Aim of the exercise
Report how many lines in the listing below include the word "chart". Write nothing besides the number.

• • • • •

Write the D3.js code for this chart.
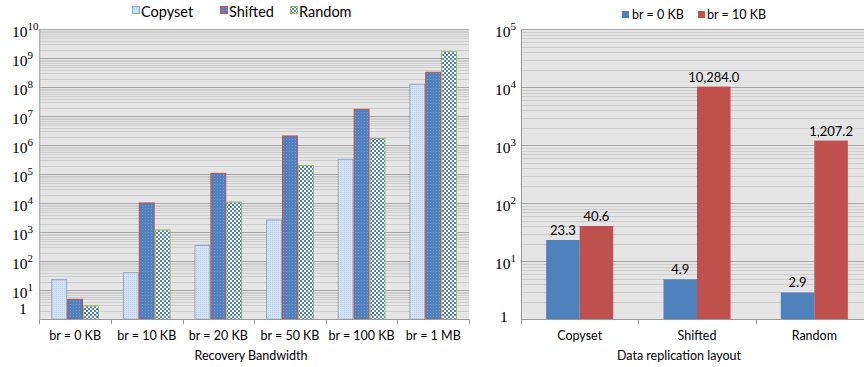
<!DOCTYPE html>
<html>
<head>
<meta charset="utf-8">
<script src="https://cdn.jsdelivr.net/npm/d3@7"></script>
<style>
  body { margin: 0; background: #fff; }
  svg { display: block; }
  .lbl { font-family: Lato, "Open Sans", sans-serif; fill: #000; }
  .ytick { font-family: "Liberation Serif", "DejaVu Serif", serif; fill: #000; }
</style>
</head>
<body>
<svg id="chart" width="864" height="367"></svg>
<script>
// left chart: recovery bandwidth
const leftCategories = ["br = 0 KB", "br = 10 KB", "br = 20 KB", "br = 50 KB", "br = 100 KB", "br = 1 MB"];
const leftSeries = ["Copyset", "Shifted", "Random"];
const copysetValues = [23.3, 40.6, 355, 2650, 330000, 127000000];
const shiftedValues = [4.9, 10284, 108000, 2100000, 17400000, 330000000];
const randomValues = [2.9, 1207.2, 11100, 200000, 1740000, 1700000000];

// right chart: data replication layout
const rightCategories = ["Copyset", "Shifted", "Random"];
const rightSeries = ["br = 0 KB", "br = 10 KB"];
const br0Values = [23.3, 4.9, 2.9];
const br10Values = [40.6, 10284.0, 1207.2];

const svg = d3.select("#chart");
const defs = svg.append("defs");

// pattern fills, roughly like the excel ones
var p1 = defs.append("pattern").attr("id", "patCopy").attr("width", 2).attr("height", 2).attr("patternUnits", "userSpaceOnUse");
p1.append("rect").attr("width", 2).attr("height", 2).attr("fill", "#d3e2f4");
p1.append("rect").attr("width", 1).attr("height", 1).attr("fill", "#bccfea");

var p2 = defs.append("pattern").attr("id", "patShift").attr("width", 3).attr("height", 3).attr("patternUnits", "userSpaceOnUse");
p2.append("rect").attr("width", 3).attr("height", 3).attr("fill", "#5081be");
p2.append("rect").attr("x", 1).attr("y", 1).attr("width", 1).attr("height", 1).attr("fill", "#7ba0d1");

var p3 = defs.append("pattern").attr("id", "patRand").attr("width", 4).attr("height", 4).attr("patternUnits", "userSpaceOnUse");
p3.append("rect").attr("width", 4).attr("height", 4).attr("fill", "#ffffff");
p3.append("rect").attr("width", 2).attr("height", 2).attr("fill", "#4f81bd");
p3.append("rect").attr("x", 2).attr("y", 2).attr("width", 2).attr("height", 2).attr("fill", "#4f81bd");

const leftFill = ["url(#patCopy)", "url(#patShift)", "url(#patRand)"];
const leftStroke = ["#8aa6cc", "#c0504d", "#9bbb59"];
const rightFill = ["#4f81bd", "#c0504d"];

const plotTop = 29.3, plotBottom = 319.3;

function drawPlot(g, x, y, decades) {
  var x0 = x.range()[0], x1 = x.range()[1];
  g.append("rect")
    .attr("x", x0).attr("y", plotTop)
    .attr("width", x1 - x0).attr("height", plotBottom - plotTop)
    .attr("fill", "#e5e5e5");

  // minor gridlines 2..9 of every decade
  var minor = d3.range(0, decades).flatMap(k => d3.range(2, 10).map(m => m * Math.pow(10, k)));
  g.selectAll(".minor").data(minor).enter().append("line")
    .attr("x1", x0).attr("x2", x1)
    .attr("y1", d => Math.round(y(d)) + 0.5).attr("y2", d => Math.round(y(d)) + 0.5)
    .attr("stroke", "#cdcdcd").attr("stroke-width", 1);

  var major = d3.range(1, decades + 1).map(k => Math.pow(10, k));
  g.selectAll(".major").data(major).enter().append("line")
    .attr("x1", x0).attr("x2", x1)
    .attr("y1", d => Math.round(y(d)) + 0.5).attr("y2", d => Math.round(y(d)) + 0.5)
    .attr("stroke", "#a8a8a8").attr("stroke-width", 1);
}

function drawAxes(g, x, y, decades, labelX, oneX, oneY) {
  var x0 = x.range()[0], x1 = x.range()[1];
  // y axis line
  g.append("line").attr("x1", x0 + 0.5).attr("x2", x0 + 0.5)
    .attr("y1", plotTop).attr("y2", plotBottom).attr("stroke", "#999");
  // x axis line + ticks at category borders
  g.append("line").attr("x1", x0).attr("x2", x1)
    .attr("y1", Math.round(plotBottom) + 0.5).attr("y2", Math.round(plotBottom) + 0.5).attr("stroke", "#999");
  var borders = x.domain().map(d => x(d)).concat([x1]);
  g.selectAll(".xt").data(borders).enter().append("line")
    .attr("x1", d => Math.round(d) + 0.5).attr("x2", d => Math.round(d) + 0.5)
    .attr("y1", plotBottom).attr("y2", plotBottom + 5).attr("stroke", "#999");

  // y tick labels, 10^k with superscript
  var vals = d3.range(0, decades + 1).map(k => Math.pow(10, k));
  vals.forEach(function(v, k) {
    var t = g.append("text").attr("class", "ytick").attr("font-size", 15.5);
    if (k === 0) {
      t.attr("x", oneX).attr("y", oneY).text("1");
    } else {
      t.attr("x", labelX).attr("y", y(v) + 8);
      t.append("tspan").text("10");
      t.append("tspan").attr("dy", -7).attr("font-size", 11).text(k);
    }
  });

  // category labels
  g.selectAll(".xl").data(x.domain()).enter().append("text")
    .attr("class", "lbl")
    .attr("x", d => x(d) + x.bandwidth() / 2)
    .attr("y", 340)
    .attr("text-anchor", "middle")
    .attr("font-size", 12.5)
    .text(d => d);
}

// ---------- left chart ----------
var xL = d3.scaleBand().domain(leftCategories).range([39.3, 469]).padding(0);
var xLs = d3.scaleBand().domain(leftSeries).range([0, xL.bandwidth()]).paddingInner(0).paddingOuter(0.75);
var yL = d3.scaleLog().domain([1, 1e10]).range([plotBottom, plotTop]);

var gL = svg.append("g");
drawPlot(gL, xL, yL, 10);

var leftData = [copysetValues, shiftedValues, randomValues];
leftSeries.forEach(function(s, si) {
  gL.selectAll(".bar" + si)
    .data(leftCategories.map((c, i) => ({cat: c, value: leftData[si][i]})))
    .enter().append("rect")
    .attr("x", d => xL(d.cat) + xLs(s) + 0.5)
    .attr("y", d => yL(d.value))
    .attr("width", xLs.bandwidth() - 1)
    .attr("height", d => plotBottom - yL(d.value))
    .attr("fill", leftFill[si])
    .attr("stroke", leftStroke[si])
    .attr("stroke-width", 1);
});
drawAxes(gL, xL, yL, 10, 12, 19, 314);

gL.append("text").attr("class", "lbl")
  .attr("x", 251).attr("y", 360).attr("text-anchor", "middle")
  .attr("font-size", 12.5).text("Recovery Bandwidth");

// left legend
var legL = [{x: 132, tx: 141}, {x: 220, tx: 229}, {x: 290, tx: 299}];
leftSeries.forEach(function(s, si) {
  gL.append("rect").attr("x", legL[si].x + 0.5).attr("y", 6.5)
    .attr("width", 7).attr("height", 7)
    .attr("fill", leftFill[si]).attr("stroke", leftStroke[si]);
  gL.append("text").attr("class", "lbl")
    .attr("x", legL[si].tx).attr("y", 17).attr("font-size", 14.5).text(s);
});

// ---------- right chart ----------
var xR = d3.scaleBand().domain(rightCategories).range([521, 873]).padding(0);
var xRs = d3.scaleBand().domain(rightSeries).range([0, xR.bandwidth()]).paddingInner(0).paddingOuter(0.75);
var yR = d3.scaleLog().domain([1, 1e5]).range([plotBottom, plotTop]);

var gR = svg.append("g");
drawPlot(gR, xR, yR, 5);

var rightData = [br0Values, br10Values];
var fmt = d3.format(",.1f");
rightSeries.forEach(function(s, si) {
  var rows = rightCategories.map((c, i) => ({cat: c, value: rightData[si][i]}));
  gR.selectAll(".rbar" + si).data(rows).enter().append("rect")
    .attr("x", d => xR(d.cat) + xRs(s))
    .attr("y", d => yR(d.value))
    .attr("width", xRs.bandwidth())
    .attr("height", d => plotBottom - yR(d.value))
    .attr("fill", rightFill[si]);
  gR.selectAll(".rlab" + si).data(rows).enter().append("text")
    .attr("class", "lbl")
    .attr("x", d => xR(d.cat) + xRs(s) + xRs.bandwidth() / 2)
    .attr("y", d => yR(d.value) - 5)
    .attr("text-anchor", "middle")
    .attr("font-size", 13)
    .text(d => fmt(d.value));
});
drawAxes(gR, xR, yR, 5, 495, 500, 322);

gR.append("text").attr("class", "lbl")
  .attr("x", 679).attr("y", 360).attr("text-anchor", "middle")
  .attr("font-size", 12.5).text("Data replication layout");

// right legend
var legR = [{x: 622, tx: 632}, {x: 698, tx: 707}];
rightSeries.forEach(function(s, si) {
  gR.append("rect").attr("x", legR[si].x).attr("y", 11)
    .attr("width", 7).attr("height", 7)
    .attr("fill", rightFill[si]);
  gR.append("text").attr("class", "lbl")
    .attr("x", legR[si].tx).attr("y", 19).attr("font-size", 12.5).text(s);
});
</script>
</body>
</html>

• • • • •

Completed task
7